> [Stated exercise] Retype exactly the lines below, starting with the line that contains "Write the Plotly code for this chart." and ending with the last line; leave out any pictures.

-=-=-=-=-

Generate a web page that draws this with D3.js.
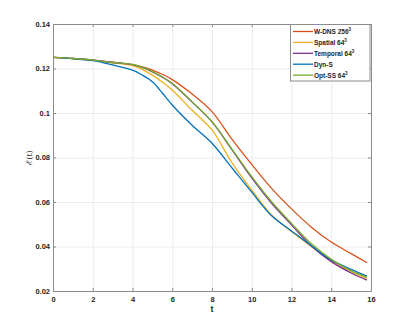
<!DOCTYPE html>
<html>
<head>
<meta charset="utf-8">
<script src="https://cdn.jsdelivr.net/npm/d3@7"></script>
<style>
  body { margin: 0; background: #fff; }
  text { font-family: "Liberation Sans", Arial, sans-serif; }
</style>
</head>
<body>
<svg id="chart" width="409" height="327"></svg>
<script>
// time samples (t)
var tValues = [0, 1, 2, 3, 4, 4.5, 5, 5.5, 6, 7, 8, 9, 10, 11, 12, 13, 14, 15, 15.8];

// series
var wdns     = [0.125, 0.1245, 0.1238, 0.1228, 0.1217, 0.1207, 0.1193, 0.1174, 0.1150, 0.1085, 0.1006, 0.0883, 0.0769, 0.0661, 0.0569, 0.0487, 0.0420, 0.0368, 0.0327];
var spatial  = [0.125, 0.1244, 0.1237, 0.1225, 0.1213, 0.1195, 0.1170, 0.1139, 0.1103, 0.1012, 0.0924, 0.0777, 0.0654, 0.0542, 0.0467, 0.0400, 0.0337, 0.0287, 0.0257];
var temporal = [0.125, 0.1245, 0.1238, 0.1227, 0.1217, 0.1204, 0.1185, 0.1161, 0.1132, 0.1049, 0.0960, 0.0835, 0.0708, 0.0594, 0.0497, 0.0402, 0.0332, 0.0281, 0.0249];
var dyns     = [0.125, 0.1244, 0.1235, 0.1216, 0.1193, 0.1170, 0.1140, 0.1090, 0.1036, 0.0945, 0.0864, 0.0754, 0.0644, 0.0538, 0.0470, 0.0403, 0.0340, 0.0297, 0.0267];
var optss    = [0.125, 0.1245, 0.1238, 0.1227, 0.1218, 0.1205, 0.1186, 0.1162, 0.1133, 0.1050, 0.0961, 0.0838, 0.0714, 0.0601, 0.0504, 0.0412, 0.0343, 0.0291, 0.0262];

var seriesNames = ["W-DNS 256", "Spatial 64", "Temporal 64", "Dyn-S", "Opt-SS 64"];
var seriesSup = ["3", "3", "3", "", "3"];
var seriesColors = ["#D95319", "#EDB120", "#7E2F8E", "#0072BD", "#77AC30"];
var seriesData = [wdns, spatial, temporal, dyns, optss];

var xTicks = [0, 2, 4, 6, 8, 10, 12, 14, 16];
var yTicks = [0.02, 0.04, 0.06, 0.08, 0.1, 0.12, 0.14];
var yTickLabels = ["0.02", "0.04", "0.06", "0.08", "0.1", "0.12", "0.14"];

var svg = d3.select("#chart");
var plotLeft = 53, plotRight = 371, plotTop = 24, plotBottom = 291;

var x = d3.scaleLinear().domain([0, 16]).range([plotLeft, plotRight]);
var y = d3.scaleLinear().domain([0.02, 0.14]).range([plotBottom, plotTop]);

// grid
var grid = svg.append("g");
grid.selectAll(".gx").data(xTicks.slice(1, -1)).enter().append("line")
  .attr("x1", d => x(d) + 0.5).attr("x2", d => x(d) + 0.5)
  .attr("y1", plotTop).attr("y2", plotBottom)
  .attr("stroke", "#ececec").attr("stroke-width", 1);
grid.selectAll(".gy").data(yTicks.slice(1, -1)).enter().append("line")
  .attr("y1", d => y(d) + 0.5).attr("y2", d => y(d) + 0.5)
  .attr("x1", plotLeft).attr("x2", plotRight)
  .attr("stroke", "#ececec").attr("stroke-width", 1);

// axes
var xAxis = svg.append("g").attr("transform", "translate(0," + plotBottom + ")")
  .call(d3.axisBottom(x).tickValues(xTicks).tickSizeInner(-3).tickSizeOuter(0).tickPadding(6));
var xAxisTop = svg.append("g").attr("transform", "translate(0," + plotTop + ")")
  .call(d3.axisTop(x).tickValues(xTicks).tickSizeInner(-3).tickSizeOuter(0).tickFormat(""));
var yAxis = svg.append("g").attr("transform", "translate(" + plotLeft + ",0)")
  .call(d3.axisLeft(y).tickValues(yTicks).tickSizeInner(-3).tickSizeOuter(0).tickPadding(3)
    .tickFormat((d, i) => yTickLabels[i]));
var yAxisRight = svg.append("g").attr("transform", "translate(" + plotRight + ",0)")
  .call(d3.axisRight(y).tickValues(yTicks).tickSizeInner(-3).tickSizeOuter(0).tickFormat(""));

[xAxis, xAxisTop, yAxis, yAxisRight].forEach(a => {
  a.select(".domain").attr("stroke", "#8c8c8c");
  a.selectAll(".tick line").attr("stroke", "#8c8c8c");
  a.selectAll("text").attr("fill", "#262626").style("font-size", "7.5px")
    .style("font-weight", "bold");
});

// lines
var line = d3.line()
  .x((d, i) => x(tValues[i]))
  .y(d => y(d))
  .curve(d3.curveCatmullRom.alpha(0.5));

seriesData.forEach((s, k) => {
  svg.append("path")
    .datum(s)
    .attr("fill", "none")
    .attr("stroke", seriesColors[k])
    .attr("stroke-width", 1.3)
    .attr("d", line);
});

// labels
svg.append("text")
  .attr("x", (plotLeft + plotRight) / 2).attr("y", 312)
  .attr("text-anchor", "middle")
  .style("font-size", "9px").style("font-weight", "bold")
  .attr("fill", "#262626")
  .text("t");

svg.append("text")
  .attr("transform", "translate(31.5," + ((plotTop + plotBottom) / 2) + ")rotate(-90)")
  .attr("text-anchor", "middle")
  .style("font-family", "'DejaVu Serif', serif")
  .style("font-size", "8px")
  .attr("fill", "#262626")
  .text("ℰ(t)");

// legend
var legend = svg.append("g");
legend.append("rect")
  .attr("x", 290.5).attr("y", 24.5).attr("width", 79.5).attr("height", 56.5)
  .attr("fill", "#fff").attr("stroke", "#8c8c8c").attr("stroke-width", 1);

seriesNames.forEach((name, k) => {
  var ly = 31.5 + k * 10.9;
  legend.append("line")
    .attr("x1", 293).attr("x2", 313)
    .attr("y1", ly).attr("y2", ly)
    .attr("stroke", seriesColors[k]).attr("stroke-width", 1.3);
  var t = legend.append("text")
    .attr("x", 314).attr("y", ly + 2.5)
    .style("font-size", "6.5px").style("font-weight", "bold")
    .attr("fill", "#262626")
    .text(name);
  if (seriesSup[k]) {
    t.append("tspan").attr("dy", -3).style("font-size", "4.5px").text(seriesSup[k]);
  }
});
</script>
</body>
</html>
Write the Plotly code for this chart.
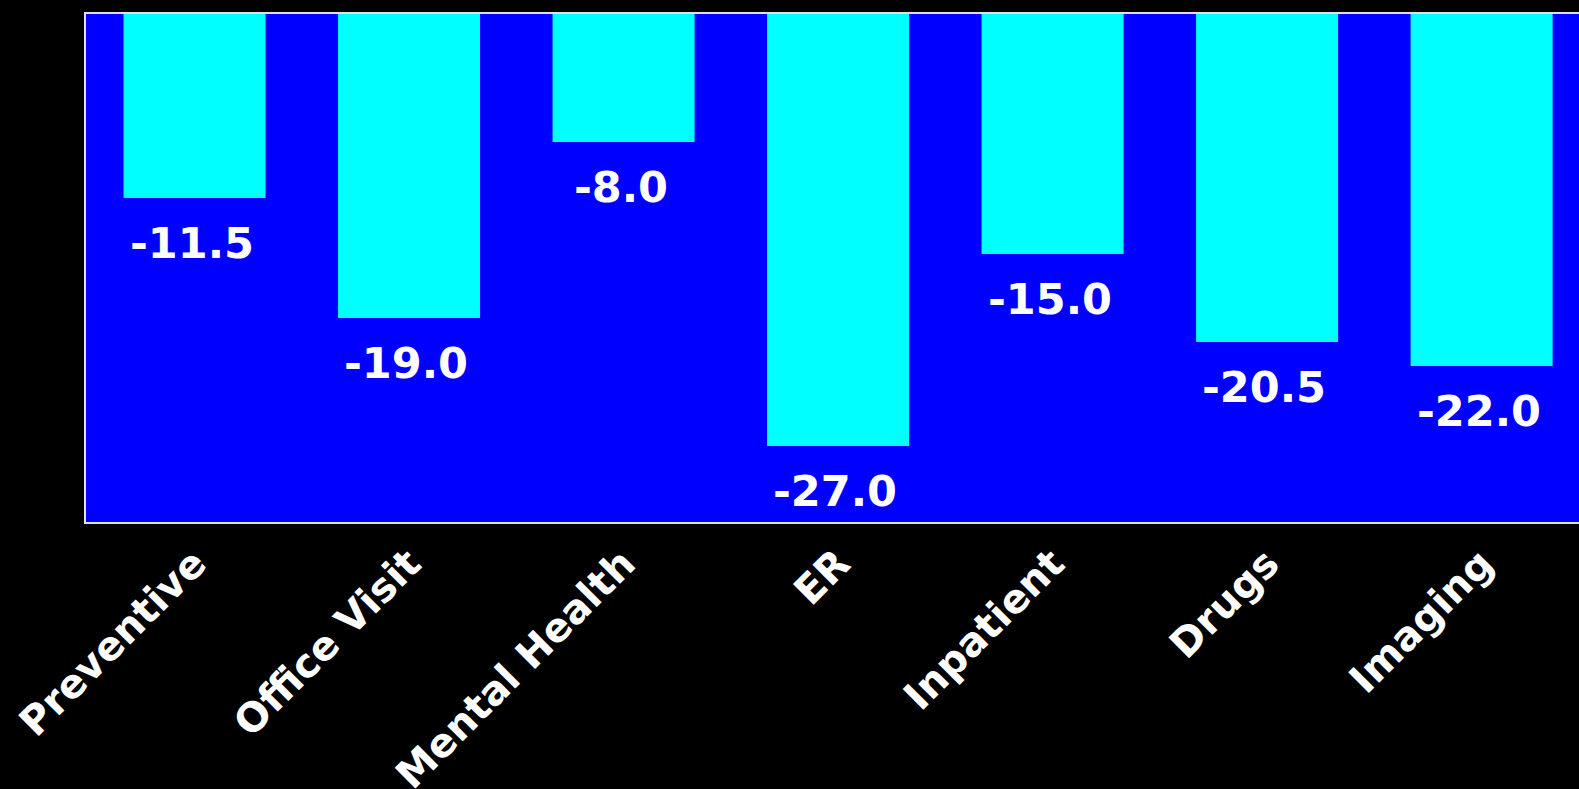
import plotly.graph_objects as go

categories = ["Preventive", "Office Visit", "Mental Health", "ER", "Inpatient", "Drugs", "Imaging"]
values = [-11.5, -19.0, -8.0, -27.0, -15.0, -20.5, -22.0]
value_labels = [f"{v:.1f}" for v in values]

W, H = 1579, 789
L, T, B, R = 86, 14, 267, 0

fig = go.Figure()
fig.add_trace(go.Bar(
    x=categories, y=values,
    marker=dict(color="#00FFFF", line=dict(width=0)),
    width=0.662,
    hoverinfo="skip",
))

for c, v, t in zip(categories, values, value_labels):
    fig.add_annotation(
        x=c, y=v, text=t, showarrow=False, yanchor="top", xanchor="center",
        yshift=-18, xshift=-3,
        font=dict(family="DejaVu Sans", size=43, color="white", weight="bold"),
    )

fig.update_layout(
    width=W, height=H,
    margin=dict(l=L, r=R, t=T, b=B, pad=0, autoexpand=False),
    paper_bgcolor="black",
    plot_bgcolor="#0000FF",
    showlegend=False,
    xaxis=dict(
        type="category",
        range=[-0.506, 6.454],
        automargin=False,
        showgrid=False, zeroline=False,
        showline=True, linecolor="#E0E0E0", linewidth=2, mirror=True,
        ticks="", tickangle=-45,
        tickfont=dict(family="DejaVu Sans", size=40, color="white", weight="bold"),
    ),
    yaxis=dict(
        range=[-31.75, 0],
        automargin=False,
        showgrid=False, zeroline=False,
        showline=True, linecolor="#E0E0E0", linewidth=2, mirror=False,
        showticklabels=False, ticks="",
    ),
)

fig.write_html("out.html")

-=-=-=-=-

> [Final result]
Write the Plotly code for this chart.
import plotly.graph_objects as go

categories = ["Preventive", "Office Visit", "Mental Health", "ER", "Inpatient", "Drugs", "Imaging"]
values = [-11.5, -19.0, -8.0, -27.0, -15.0, -20.5, -22.0]
value_labels = [f"{v:.1f}" for v in values]

W, H = 1579, 789
L, T, B, R = 86, 14, 267, 0

fig = go.Figure()
fig.add_trace(go.Bar(
    x=categories, y=values,
    marker=dict(color="#00FFFF", line=dict(width=0)),
    width=0.662,
    hoverinfo="skip",
))

for c, v, t in zip(categories, values, value_labels):
    fig.add_annotation(
        x=c, y=v, text=t, showarrow=False, yanchor="top", xanchor="center",
        yshift=-18, xshift=-3,
        font=dict(family="DejaVu Sans", size=43, color="white", weight="bold"),
    )

fig.update_layout(
    width=W, height=H,
    margin=dict(l=L, r=R, t=T, b=B, pad=0, autoexpand=False),
    paper_bgcolor="black",
    plot_bgcolor="#0000FF",
    showlegend=False,
    xaxis=dict(
        type="category",
        range=[-0.506, 6.454],
        automargin=False,
        showgrid=False, zeroline=False,
        showline=True, linecolor="#E0E0E0", linewidth=2, mirror=True,
        ticks="", tickangle=-45,
        tickfont=dict(family="DejaVu Sans", size=40, color="white", weight="bold"),
    ),
    yaxis=dict(
        range=[-31.75, 0],
        automargin=False,
        showgrid=False, zeroline=False,
        showline=True, linecolor="#E0E0E0", linewidth=2, mirror=False,
        showticklabels=False, ticks="",
    ),
)

fig.write_html("out.html")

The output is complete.